When you were secretary of the Water Resources Ministry, you championed several pieces of legislation that encumbered States to manage water responsibly. None of them were passed on the grounds that water is a State subject. The changes you propose are structural and will take generations. How does one go about this?

When we hit a crisis, the nation becomes one. That happened in Australia. They had three-four consecutive droughts and they have only the Murray Darling, which compared to Indian rivers, is like a canal. South Australia was having a problem with ingress of seawater. There was serious freshwater shortage. The Prime Minister took the lead and put $13 billion on the table and that’s when reforms started taking place. They evolved a system where each State was given a fixed quantity of water that was to be managed using a market-based mechanism. Today, cropping patterns have changed and there is better management.

What is the role of dams in this reform?

Dams can be used to supply water only up to a limited distance. The bigger the dam, the higher the evaporation losses, and often, water isn’t available when required. Most dams have a dual purpose — irrigation and electricity generation. They work at cross purposes and when dam managers are supposed to release water, they hold on to it. This happened in Kerala [during the 2018 floods] Canal irrigation is the most wasteful way of supplying water. The system was bequeathed by the British and was never really suited to India, which has huge monsoonal rains concentrated over a short period.

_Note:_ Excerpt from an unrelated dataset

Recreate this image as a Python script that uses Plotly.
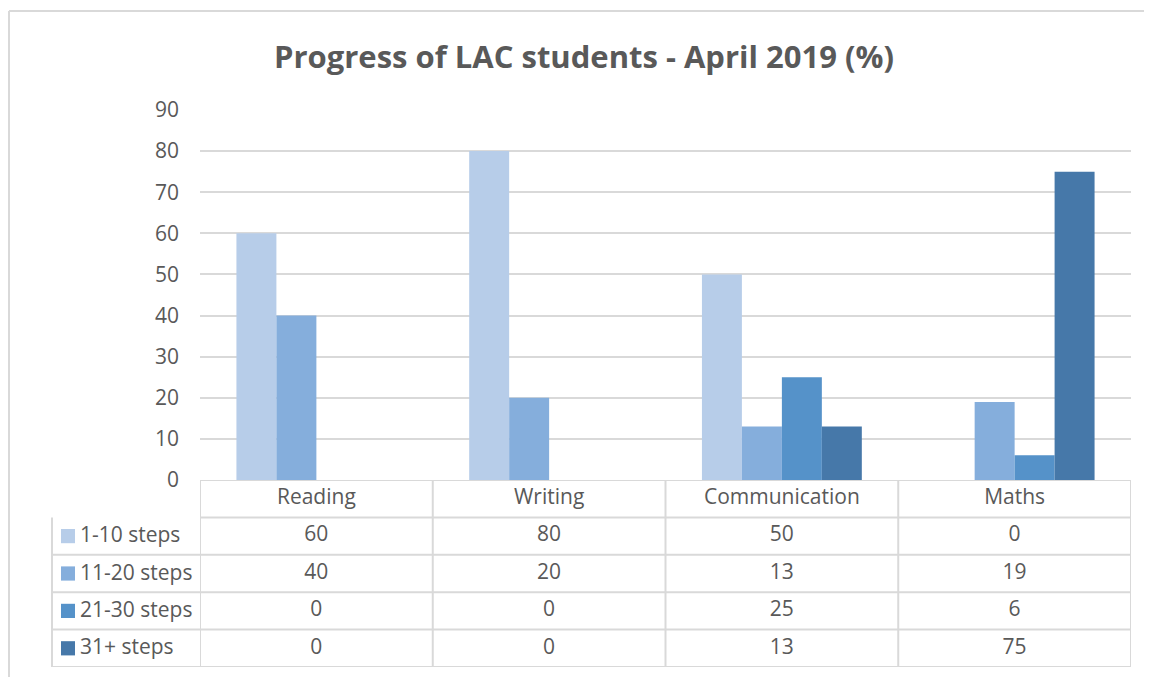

Our storage system, through millennia, has been suited to underground storage and the expansion and contraction of river systems. Cauvery is a dead river and has no water. How will it recharge the ground? But now that we have dams, we should strive to improve their efficiency. Like China and Israel, we should be looking at reducing evaporation from canals and employing pipelines. We should change cropping patterns to make them more amenable to sprinkler and irrigation systems.